Similar cuts are being carried out across Europe as the imperialist economies such as Germany offload the crisis onto their own workers and the smaller economies. Iceland and Ireland were the first victims of the crisis with wage cuts between 10 and 15 per cent, Portugal and Hungary face wage freezes for two years minimum while Latvia and Lithuania have had wage cuts of 20 and up to 50 per cent respectively. Greek workers face a wage cut of a quarter and then a five-year freeze.
Workers are being forced to pay more for pensions with contributions rising across Europe and the retirement age being raised. In the UK pensions are being tied to the lower of the inflation indexes and retirement age increased, Greece has frozen all payments and raised the age of retirement to 67 while Romania has cut pensions by 15 per cent.
VAT is also being increased all over the continent, this is a regressive tax and hits the lowest paid the hardest.
Even for the two countries seen to have escaped the worst of the global meltdown, India and China, the future is turbulent. The Chinese government has had to invest hugely to restructure the economy while facing a huge upsurge in workers’ struggles against job losses and factory closures. India’s growth rate of more than 10 per cent looks impressive but not when the inflation rate is the same and undermines the economy.

Capitalism: a destructive system

These cuts programmes are now the general policy of the world’s ruling class. The initial Keynesian reflationary programmes have failed – now they are shifting to a more direct policy: drive down working class living standards, whatever it takes.

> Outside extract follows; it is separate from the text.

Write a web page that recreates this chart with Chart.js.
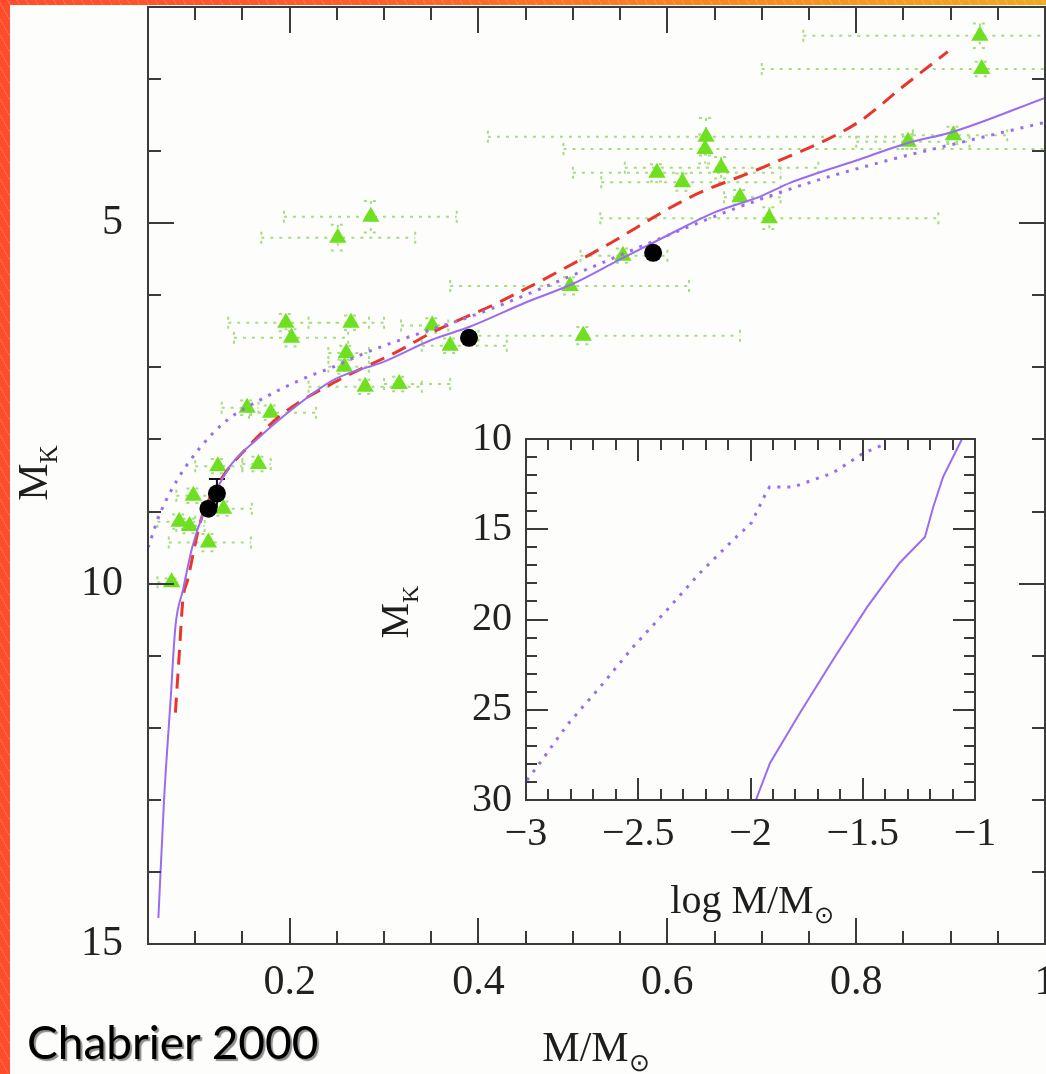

The crisis of 2008 was caused by the returns or profits on investments falling because there was too much capital in the form of money, shares, other wealth such as buildings and goods in the world – what Marxists call the over-accumulation of capital. To make the returns on investments profitable once more, the ruling class must destroy capital, slash wages costs, privatise state services, force some companies into bankruptcy and even destroy plant, machinery and surplus goods.
The crisis is long and deep. Even when the recovery does pick up, it will feel like a recession for the mass of people with high unemployment, falling wages, reduced benefits and services; the rich will siphon off the profits and bonuses.
The crisis brought to an end a long period in which the capitalists thought they could stave off a downturn simply by extending credit. Now the desperate measures that governments took to avoid a complete meltdown in 2008 have also run their course. Millions are discovering once again that capitalist crises and recessions are not caused by this or that wrong policy, or by this or that dodgy deal, but are necessary expressions of the contradictions of capital itself.
The expansion of capitalism all over the world in the aftermath of the collapse of the USSR nearly 20 years ago certainly expanded this system, but also expanded its contradictions and its crises. We have entered a period in which the industrial cycles of 7-10 years will not disappear, but in which the upturns will be weak and curtailed, the downturns long and bitter.
As the capitalists desperately seek to squeeze profitability out of a contracting system, they will turn not only on the workers but increasingly on one another. Rivalry between states which are already trying to undercut one another in global export markets will become ever sharper and will invariably take the form first of diplomatic and ultimately of ilitary clashes.
This is a world system in decline which brings a huge reduction in living standards and the threat of more terrible destruction ever closer. If the great crisis brings with it one lesson above all, it is the need for the anticapitalist workers of the world to combine their forces in the closest possible unity, so that we can unite the resistance in every country and across borders, and direct it towards a globally co-ordinated challenge to capitalism itself. The question of building a new world party of social revolution – a Fifth International – is posed by the crisis of global capitalism itself.